Figure 1 illustrates one of the motives behind our study. It shows the test statistics for portfolios of size, value, momentum, and low-risk factors over the in-sample and out-of-sample periods within the CRSP era (post-1926). Consistent with earlier studies, most factors exhibit significance during the in-sample period. However, results look materially different over subsequent out-of-sample periods with several factors losing their significance at traditional confidence levels. This decline in the performance of equity factors can be attributed to multiple reasons, including limited data samples, as discussed in the literature. Regardless, it underscores the need for independent out-of-sample tests on equity factors in a sufficiently sizable sample. In our research paper, we tackle this challenge by testing equity factors out-of-sample in a sample not touched before by extending the CRSP dataset with 61 years of data.
Figure 1.
Source: Global Financial Data, Kenneth French website, Erasmus University Rotterdam
Stock Markets in the 19th Century
Before diving into the key results, let’s outline the US stock market in the 19th century. In our paper, we collect information from all major stocks listed on the US exchanges between 1866 and 1926 (the start date of the CRSP dataset). This period was characterized by strong economic growth and rapid industrial development, which laid the foundation for the United States to become the world’s leading economic power. Stock markets played a pivotal role in economic growth and innovation financing, with market capitalizations growing more than 50-fold in 60 years — in line with US nominal GDP growth over the same period.
In many ways, 19th- and 20th-century markets were similar. Equities could be easily bought or sold across exchanges via dealer firms, traded via derivatives and options, purchased on margin, and shorted, with well-known short sellers. Major 19th century technological innovations such as the telegraph (1844), the transatlantic cable (1866), the introduction of the ticker tape (1867), the availability of local telephone lines (1878), and direct phone links via cables facilitated a liquid and active secondary market for stocks, substantial brokerage and market-making activities, quick arbitrage between prices, fast price responses to information, and substantial trading activities. Price quotations were known instantly from coast to coast and even across the Atlantic. Much like today, investors had access to a wide range of reputable information sources, while a sizable industry of financial analysts provided market assessments and investment advice.
Further, trading costs in the 19th century were not very different from 20th century costs. Market information and academic studies reveal transaction costs on higher-volume stocks and well-arbitraged NYSE stocks to be around 0.50% but have traded at the minimum tick of 1/8th during both centuries. Further, in the decade prior to World War I, the median quoted spread at the NYSE was 86 basis points and a quarter of trades took place with spreads less than 36 basis points. Moreover, share turnover on NYSE stocks was higher between 1900 and 1926 than in 2000. Overall, US stock markets have been a lively and economically important source of trading since the 19th century, providing an important and reliable out-of-sample testing ground for factor premiums.

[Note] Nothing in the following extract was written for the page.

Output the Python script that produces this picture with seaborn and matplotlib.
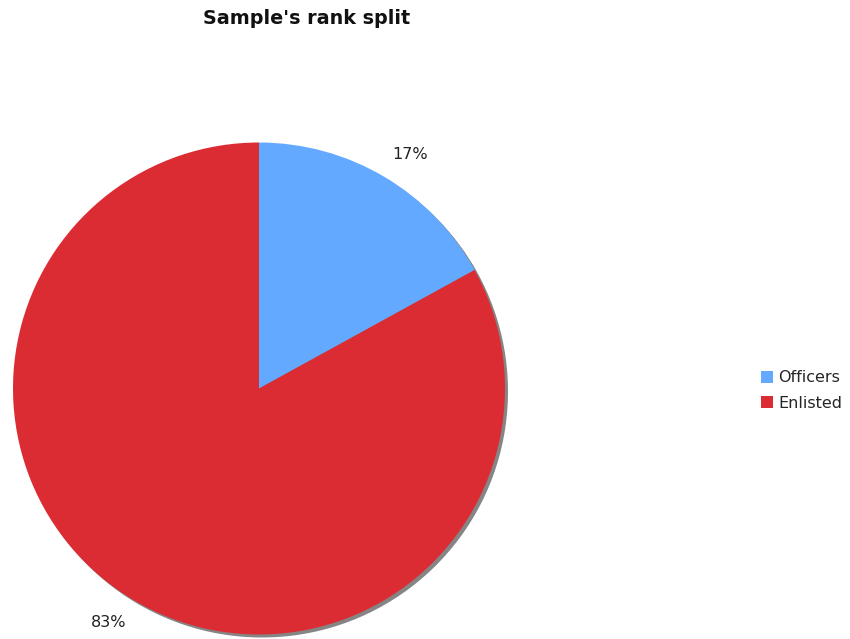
import matplotlib
matplotlib.use("Agg")
import numpy as np
import matplotlib.pyplot as plt
import seaborn as sns

categories = ["Officers", "Enlisted"]
shares = [17, 83]
colors = ["#63A9FF", "#DC2C33"]
title = "Sample's rank split"

sns.set_theme(style="white")
plt.rcParams['font.family'] = ['DejaVu Sans']

W, H = 850, 639
fig = plt.figure(figsize=(W / 100, H / 100), dpi=100)
ax = fig.add_axes([0, 0, 1, 1])
ax.set_xlim(0, W)
ax.set_ylim(0, H)
ax.set_aspect('equal')
ax.axis('off')

cx, cy, r = 259, H - 388.5, 246

# shadow
ax.pie(shares, colors=["#858585"] * len(shares), startangle=90, counterclock=False,
       center=(cx + 3, cy - 3), radius=r, frame=True,
       wedgeprops=dict(linewidth=0))

wedges, texts, autotexts = ax.pie(
    shares, colors=colors, startangle=90, counterclock=False,
    center=(cx, cy), radius=r, frame=True,
    autopct=lambda p: f"{p:.0f}%", pctdistance=1.13,
    wedgeprops=dict(linewidth=0),
    textprops=dict(fontsize=11.5, color="#222222"))

# rotate percentage labels slightly clockwise around the centre
rot = np.deg2rad(-2.2)
for t in autotexts:
    x, y = t.get_position()
    dx, dy = x - cx, y - cy
    t.set_position((cx + dx * np.cos(rot) - dy * np.sin(rot),
                    cy + dx * np.sin(rot) + dy * np.cos(rot)))

ax.set_xlim(0, W)
ax.set_ylim(0, H)
ax.axis('off')

fig.text(307 / W, 1 - 19 / H, title, ha='center', va='center',
         fontsize=13.8, fontweight='bold', color='#111111')

fig.legend(wedges, categories, loc='center left',
           bbox_to_anchor=(761 / W, 1 - 390.5 / H), frameon=False,
           fontsize=11.5, handlelength=0.75, handleheight=0.75,
           handletextpad=0.35, labelspacing=0.65, borderpad=0, borderaxespad=0)

fig.savefig("out.png", dpi=100)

The Pre-CRSP Equity Dataset
Constructing this dataset was a major effort. Our sample includes stock returns and characteristics for all major stocks since 1866. Why 1866? It’s the start date of the Commercial and Financial Chronicle, a key source also used by the CRSP database. You may wonder why CRSP starts in 1926. While the exact reason remains speculative, it seems arbitrary, ensuring the inclusion of some data from before the 1929 stock market crash.
In our paper, we hand-collected all market capitalizations — highly relevant to study factor premiums and stock prices. In addition, we hand-validated samples of price and dividend data obtained from Global Financial Data — a data provider specialized in historical price data. Unlike CRSP, we focused our data collection on all major stocks traded across the key exchanges. This includes not only the NYSE, but also the NY Curb (which later became the American Stock Exchange, AMEX), and several regional exchanges. You can imagine the amount of work this has taken and the tremendous amount of research assistants’ time we utilized at the Erasmus University Rotterdam. But the results have been worth the effort. The result is a high-quality dataset of US stock prices from 1866 to 1926, covering approximately 1,500 listed stocks.
Out-of-Sample Performance of Factors Are Eternal
So, how do the out-of-sample results from the 1866-1926 pre-CRSP period look? Before we discuss, please recall that this period has not been well-studied before and hence it allows us to conduct a true out-of-sample test to equity factor premiums.
Figure 2 summarizes the key results from our research. It shows the alpha of the established equity factor premiums over the longest CRSP sample possible (in grey) and the pre-CRSP out-of-sample period (in black). Interestingly, the out-of-sample alphas for value, momentum, and low-risk factors are very similar to those observed in the CRSP sample. In fact, differences between the two samples are statistically insignificant. The 150+ years of evidence on factor premiums (the black bars) confirm this conclusion, showing attractive premiums that are both economically and statistically highly significant. Overall, the independent sample confirms the validity of key equity factor premiums such as value, momentum, and low-risk.
Figure 2.
Source: Global Financial Data, Kenneth French website, Erasmus University Rotterdam
These findings allow for several strong conclusions. First and most importantly, factor premiums are an eternal feature in financial markets. They are not artifacts of researchers’ efforts or specific economic conditions but have existed since the inception of financial markets, persisting for more than 150 years. Second, factor premiums do not decay out-of-sample but tend to remain stable. Third, given their enduring nature, factor premiums offer significant investment opportunities. These results should give investors greater confidence in the robustness of factor premiums, reinforcing their utility in crafting effective investment strategies.